Dr. S.S. Singh, Project Director, Directorate of Wheat Research, Karnal discussed the progress made in irrigated and high fertility wheat regions.   He said that the knowledge of molecular biology is yet to be exploited to enhance wheat productivity and that work on rice-wheat gene sequencing is being initiated. The gap between the possible and actual yield at farm level, that has been revealed through frontline demonstrations, needs to be bridged through strengthening and popularizing production technologies, he said.  He   remarked that policy support for installation of modern silos to prevent post-harvest loss of quality and quantity of grains needs to be provided. The yield plateau in some regions, declining total factor productivity, occurrence of micro nutrient deficiencies, terminal heat and drought tolerance, and emergence of new races of pathogens, etc. are some demanding issues, he said. The storage facilities for food grains need to be strengthened. 

Dr. R.P. Dua, Assistant Director General (FFC) of ICAR, in his remarks said that although good progress has been made under the national network   yet the emerging biotic and abiotic stresses need to be given due focus.  He suggested that cropping system mode research was required.  The deployment of molecular tools and techniques can be helpful.

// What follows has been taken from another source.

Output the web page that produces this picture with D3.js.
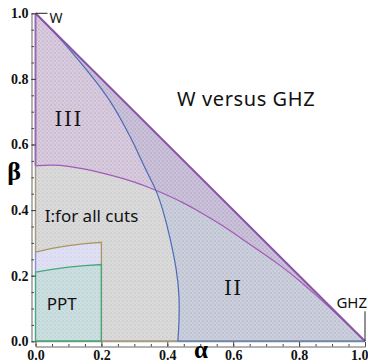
<!DOCTYPE html>
<html>
<head>
<meta charset="utf-8">
<script src="https://cdn.jsdelivr.net/npm/d3@7"></script>
<style>
  body { margin: 0; background: #fff; }
  svg { display: block; }
</style>
</head>
<body>
<div id="chart"></div>
<script>
// boundary curves, as [alpha, beta]
const purpleCurve = [[0, 0.535], [0.05, 0.538], [0.1, 0.534], [0.15, 0.525], [0.2, 0.514], [0.25, 0.501],
    [0.3, 0.486], [0.35, 0.467], [0.4, 0.446], [0.45, 0.422], [0.5, 0.394], [0.55, 0.364], [0.6, 0.331],
    [0.65, 0.296], [0.7, 0.262], [0.75, 0.226], [0.8, 0.186], [0.85, 0.142], [0.9, 0.096], [0.95, 0.049], [1, 0]];
const blueCurve = [[0, 1], [0.04, 0.959], [0.084, 0.913], [0.135, 0.852], [0.185, 0.791], [0.236, 0.72],
    [0.271, 0.655], [0.3, 0.6], [0.317, 0.56], [0.347, 0.498], [0.368, 0.458], [0.39, 0.39], [0.408, 0.318],
    [0.429, 0.217], [0.437, 0.135], [0.436, 0.06], [0.432, 0]];
const tanCurve = [[0, 0.272], [0.05, 0.283], [0.1, 0.292], [0.15, 0.298], [0.2, 0.302]];
const greenCurve = [[0, 0.211], [0.05, 0.219], [0.1, 0.226], [0.15, 0.231], [0.2, 0.234]];
const simplex = [[0, 0], [1, 0], [0, 1]];
const majorTicks = [0, 0.2, 0.4, 0.6, 0.8, 1.0];
const minorTicks = d3.range(0, 21).map(i => i / 20);
const regionLabels = [
    { text: "III", a: 0.058, b: 0.655, size: 20, serif: true },
    { text: "I:for all cuts", a: 0.028, b: 0.363, size: 17, serif: false },
    { text: "PPT", a: 0.034, b: 0.095, size: 17, serif: false },
    { text: "II", a: 0.572, b: 0.14, size: 20, serif: true }
];

const width = 368, height = 364;

const svg = d3.select("#chart")
    .append("svg")
    .attr("width", width)
    .attr("height", height);

const x = d3.scaleLinear().domain([0, 1]).range([35.5, 365]);
const y = d3.scaleLinear().domain([0, 1]).range([341.3, 13.3]);

const line = d3.line().x(d => x(d[0])).y(d => y(d[1]));
const smooth = d3.line().curve(d3.curveBasis).x(d => x(d[0])).y(d => y(d[1]));
const poly = pts => line(pts) + "Z";

const defs = svg.append("defs");
const pat = defs.append("pattern")
    .attr("id", "mesh")
    .attr("patternUnits", "userSpaceOnUse")
    .attr("width", 4).attr("height", 4);
pat.append("rect").attr("x", 0).attr("y", 0).attr("width", 2).attr("height", 2).attr("fill", "rgba(255,255,255,0.14)");
pat.append("rect").attr("x", 2).attr("y", 2).attr("width", 2).attr("height", 2).attr("fill", "rgba(255,255,255,0.14)");
pat.append("rect").attr("x", 2).attr("y", 0).attr("width", 2).attr("height", 2).attr("fill", "rgba(0,0,0,0.025)");

// region below the purple curve
const belowPurple = purpleCurve.concat([[1, 0], [0, 0]]);
defs.append("clipPath").attr("id", "clipBelow")
    .append("path").attr("d", poly(belowPurple));

// region to the right of the blue curve
const rightOfBlue = blueCurve.concat([[1, 0]]);

const plot = svg.append("g");

plot.append("path").attr("d", poly(simplex)).attr("fill", "#d2c2d8");
plot.append("path").attr("d", poly(belowPurple)).attr("fill", "#d5d5d6");
plot.append("path").attr("d", poly(rightOfBlue)).attr("fill", "#c2b8d4");
plot.append("path").attr("d", poly(rightOfBlue)).attr("fill", "#c4c8d6")
    .attr("clip-path", "url(#clipBelow)");

const lavender = [[0, 0]].concat(tanCurve, [[0.2, 0]]);
const ppt = [[0, 0]].concat(greenCurve, [[0.2, 0]]);
plot.append("path").attr("d", poly(lavender)).attr("fill", "#dcdcf3");
plot.append("path").attr("d", poly(ppt)).attr("fill", "#c5dadb");

plot.append("path").attr("d", poly(simplex)).attr("fill", "url(#mesh)");

// boundaries
plot.append("path").attr("d", line([[0, 0], [0.432, 0]])).attr("stroke", "#a39a80").attr("stroke-width", 2).attr("fill", "none");
plot.append("path").attr("d", line([[0.432, 0], [1, 0]])).attr("stroke", "#7283a8").attr("stroke-width", 2).attr("fill", "none");
plot.append("path").attr("d", line([[0, 0.535], [0, 1]])).attr("stroke", "#9966b0").attr("stroke-width", 2).attr("fill", "none");
plot.append("path").attr("d", line([[0, 0.272], [0, 0.535]])).attr("stroke", "#a39a80").attr("stroke-width", 1.5).attr("fill", "none");
plot.append("path").attr("d", line([[0, 0.211], [0, 0.272]])).attr("stroke", "#8f8fd0").attr("stroke-width", 1.5).attr("fill", "none");
plot.append("path").attr("d", line([[0, 0], [0, 0.211]])).attr("stroke", "#4aa882").attr("stroke-width", 1.5).attr("fill", "none");

plot.append("path").attr("d", line(tanCurve.concat([[0.2, 0]]))).attr("stroke", "#a8975e").attr("stroke-width", 1.3).attr("fill", "none");
plot.append("path").attr("d", line(greenCurve.concat([[0.2, 0]]))).attr("stroke", "#45a87a").attr("stroke-width", 1.3).attr("fill", "none");
plot.append("path").attr("d", line([[0, 0], [0.2, 0]])).attr("stroke", "#45a87a").attr("stroke-width", 1.5).attr("fill", "none");

plot.append("path").attr("d", smooth(purpleCurve))
    .attr("stroke", "#a35ab8").attr("stroke-width", 1.2).attr("fill", "none");
plot.append("path").attr("d", smooth(blueCurve))
    .attr("stroke", "#4a6cb8").attr("stroke-width", 1.2).attr("fill", "none");
plot.append("path").attr("d", line([[0, 1], [1, 0]])).attr("stroke", "#8a55a8").attr("stroke-width", 2).attr("fill", "none");

// axes
const tickFmt = d3.format(".1f");
svg.append("g")
    .attr("class", "xaxis")
    .attr("transform", "translate(0,346.5)")
    .call(d3.axisBottom(x).tickValues(majorTicks).tickFormat(tickFmt).tickSizeInner(-4.5).tickSizeOuter(0).tickPadding(4));
svg.append("g")
    .attr("transform", "translate(0,346.5)")
    .call(d3.axisBottom(x).tickValues(minorTicks).tickFormat("").tickSizeInner(-2.5).tickSizeOuter(0))
    .select(".domain").remove();

svg.append("g")
    .attr("transform", "translate(31.5,0)")
    .call(d3.axisLeft(y).tickValues(majorTicks).tickFormat(tickFmt).tickSizeInner(-4.5).tickSizeOuter(0).tickPadding(3));
svg.append("g")
    .attr("transform", "translate(31.5,0)")
    .call(d3.axisLeft(y).tickValues(minorTicks).tickFormat("").tickSizeInner(-2.5).tickSizeOuter(0))
    .select(".domain").remove();

svg.selectAll(".tick line").attr("stroke", "#444");
svg.selectAll(".domain").attr("stroke", "#666");
svg.selectAll(".tick text")
    .style("font-family", "'Liberation Serif', serif")
    .style("font-weight", "bold")
    .style("font-size", "14px")
    .attr("fill", "#111");

// keep the last bottom label inside the picture
svg.selectAll(".xaxis .tick text")
    .filter(d => d === 1)
    .attr("text-anchor", "end")
    .attr("x", 3);

svg.append("text")
    .attr("x", 14).attr("y", 180)
    .attr("text-anchor", "middle")
    .style("font-family", "'Liberation Serif', serif")
    .style("font-weight", "bold")
    .style("font-size", "26px")
    .text("β");

svg.append("text")
    .attr("x", 201).attr("y", 358)
    .attr("text-anchor", "middle")
    .style("font-family", "'Liberation Serif', serif")
    .style("font-weight", "bold")
    .style("font-size", "25px")
    .text("α");

// labels
const labelFont = "'Comic Sans MS', 'Noto Sans', sans-serif";

svg.selectAll("region_labels")
    .data(regionLabels)
    .enter()
    .append("text")
    .attr("x", d => x(d.a))
    .attr("y", d => y(d.b))
    .text(d => d.text)
    .style("font-family", d => d.serif ? "'DejaVu Serif', serif" : labelFont)
    .style("letter-spacing", d => d.serif ? "1.5px" : "0px")
    .style("font-size", d => d.size + "px")
    .attr("fill", "#111");

svg.append("text")
    .attr("x", 177).attr("y", 106)
    .text("W versus GHZ")
    .style("font-family", labelFont)
    .style("font-size", "20px")
    .style("letter-spacing", "0.6px")
    .attr("fill", "#111");

// state callouts
svg.append("line")
    .attr("x1", x(0)).attr("y1", y(1))
    .attr("x2", x(0) + 12).attr("y2", y(1))
    .attr("stroke", "#222").attr("stroke-width", 1);
svg.append("text")
    .attr("x", x(0) + 14).attr("y", y(1) + 10)
    .text("W")
    .style("font-family", labelFont)
    .style("font-size", "14px")
    .attr("fill", "#111");

svg.append("line")
    .attr("x1", x(1)).attr("y1", y(0))
    .attr("x2", x(1)).attr("y2", y(0) - 30)
    .attr("stroke", "#222").attr("stroke-width", 1);
svg.append("text")
    .attr("x", x(1) + 2).attr("y", y(0) - 33)
    .attr("text-anchor", "end")
    .text("GHZ")
    .style("font-family", labelFont)
    .style("font-size", "15px")
    .attr("fill", "#111");
</script>
</body>
</html>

Dr.(Mrs) S.K. Mann, Dean Postgraduate Studies, traced the efforts of scientists in addressing the menace of wheat rusts.  She said that the contribution of Punjab at the national level were remarkable and added that the focus area at present should be eco-agriculture, human resource development and sustainability. 

Earlier, the Director of Research, Dr. S.S. Gosal welcomed the Chief Guest, participating dignitaries and delegates from different parts of the country.  The vote of thanks were proposed by the Dean College of Agriculture, Dr. M.S. Aulakh who said that All India Coordinated Project of Wheat Researchers was one of the biggest in the world. 

The Organizing Secretary, Dr. (Mrs.) Indu Sharma said that in a special session on strengthening international collaboration for wheat and barley research, Dr. Thomas Lumpkin (CIMMYT, Mexico), Dr. S. Rajaram (ICARDA, Syria), Dr. Paul Fox (ACIAR, Australia), Dr. Ronnie Coffman (BGRI, USA) and others will share their views.  An overview of progress of wheat research in the NWPZ (Ludhiana, Hisar, Durgapura, New Delhi, Pantnagar, Jammu, Karnal) will be discussed by experts who will finalize the work plan and recommendations for the next year, discipline wise, said Dr. Sharma adding that in the plenary session, a wrap-up will be undertaken.